Re: Dynamic Method Generation Using Class::Accessor
by moritz (Cardinal) on Aug 13, 2009 at 15:35 UTC
    The following example forks for me:
    package KLARF; use strict; use warnings; use base qw(Class::Accessor); my $s = 'foo'; my $x = bless {}; $x->{$s} = 'bar'; KLARF->mk_accessors($s); print $x->foo(), "\n";

    So there doesn't seem to be a problem with generating the accessors at run time.

    Maybe $key doesn't contain what you think it does? Since you only print out the upper cased version, maybe the case is wrong? Or it could contain non-printable characters.

    Since you neither show nor input data nor how the methods are called it's a bit hard to find out what's really going on.

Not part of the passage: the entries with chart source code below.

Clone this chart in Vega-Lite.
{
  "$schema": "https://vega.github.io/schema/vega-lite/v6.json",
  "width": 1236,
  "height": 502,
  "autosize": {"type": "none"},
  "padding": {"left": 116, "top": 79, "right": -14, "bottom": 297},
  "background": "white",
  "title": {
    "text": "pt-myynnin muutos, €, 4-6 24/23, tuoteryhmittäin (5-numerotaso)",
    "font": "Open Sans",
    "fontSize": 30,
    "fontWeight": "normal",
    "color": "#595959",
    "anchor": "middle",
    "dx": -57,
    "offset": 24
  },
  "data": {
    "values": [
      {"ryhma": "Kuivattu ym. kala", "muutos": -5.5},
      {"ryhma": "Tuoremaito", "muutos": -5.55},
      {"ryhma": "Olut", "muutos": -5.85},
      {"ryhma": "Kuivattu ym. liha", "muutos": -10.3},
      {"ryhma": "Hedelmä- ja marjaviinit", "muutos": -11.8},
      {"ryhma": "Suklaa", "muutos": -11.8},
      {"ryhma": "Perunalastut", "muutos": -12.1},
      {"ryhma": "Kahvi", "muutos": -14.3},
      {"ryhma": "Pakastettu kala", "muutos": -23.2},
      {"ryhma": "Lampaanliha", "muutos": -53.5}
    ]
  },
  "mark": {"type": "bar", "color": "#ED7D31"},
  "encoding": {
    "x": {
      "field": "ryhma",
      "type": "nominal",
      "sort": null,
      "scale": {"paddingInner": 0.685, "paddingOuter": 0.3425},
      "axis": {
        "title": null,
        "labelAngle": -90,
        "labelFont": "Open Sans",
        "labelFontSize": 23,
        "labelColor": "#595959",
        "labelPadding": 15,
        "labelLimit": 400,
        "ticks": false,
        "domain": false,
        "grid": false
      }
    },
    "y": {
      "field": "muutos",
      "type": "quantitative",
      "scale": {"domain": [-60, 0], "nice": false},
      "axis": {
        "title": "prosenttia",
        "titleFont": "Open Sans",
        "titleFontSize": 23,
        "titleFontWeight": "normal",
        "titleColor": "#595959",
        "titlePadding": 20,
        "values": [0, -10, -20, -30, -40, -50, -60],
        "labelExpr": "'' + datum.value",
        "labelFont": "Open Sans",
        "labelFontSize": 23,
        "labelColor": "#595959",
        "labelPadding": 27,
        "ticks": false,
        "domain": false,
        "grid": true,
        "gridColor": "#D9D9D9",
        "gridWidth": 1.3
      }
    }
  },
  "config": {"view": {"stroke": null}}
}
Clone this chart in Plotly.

    Anyway, do you really think you need these accessors? generating identical methods based on input data seems like not a really great idea, a hash or a generic accessor might be a better idea.

      Thanks for the input. I am trying to learn here, so could you elaborate on your comment about it not being a good idea to create the accessors. Would you recommend something like my $foo = $s->generic('foo'); Why is that beneficial (speed, maintainability?)? Thanks, David
        If you install methods for each new attribute, you install them in symbol table, which is shared among all objects.

        So whenever you install an accessor method for an object, all other objects get that too - although it doesn't make sense for them to have one.

        It also means that if you have a long running process, you might gather many methods which once were useful, but don't make sense anymore.

        Also consider the case where somebody might want to subclass your class, and can't know at the time of writing which methods your class will have - that's kinda painful.